From the crust to the core of Neutron Stars on a microscopic basis

TL;DR

This paper presents a comprehensive microscopic model of neutron star structure, integrating a Brueckner-Hartree-Fock derived core EoS with a consistent crust EoS including pasta phases, highlighting the crust's impact on star radius.

Contribution

It is the first to combine a microscopic core EoS with a consistent crust EoS including pasta phases for neutron star modeling.

Findings

Crust EoS significantly affects neutron star radius.

The model accurately describes nuclear binding energies across the mass table.
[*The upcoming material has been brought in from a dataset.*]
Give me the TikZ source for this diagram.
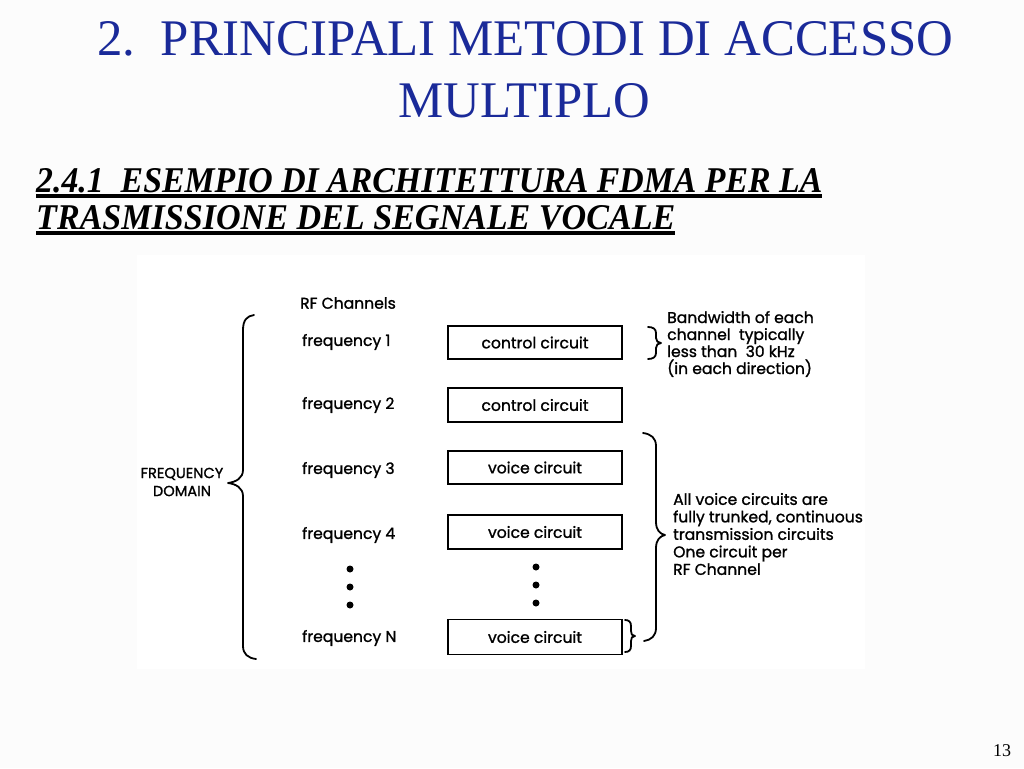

Comparison with other models shows improved consistency.

Abstract

Within a microscopic approach the structure of Neutron Stars is usually studied by modelling the homogeneous nuclear matter of the core by a suitable Equation of State, based on a many-body theory, and the crust by a functional based on a more phenomenological approach. We present the first calculation of Neutron Star overall structure by adopting for the core an Equation of State derived from the Brueckner-Hartree-Fock theory and for the crust, including the pasta phase, an Energy Density Functional based on the same Equation of State, and which is able to describe accurately the binding energy of nuclei throughout the mass table. Comparison with other approaches is discussed. The relevance of the crust Equation of state for the Neutron Star radius is particularly emphasised.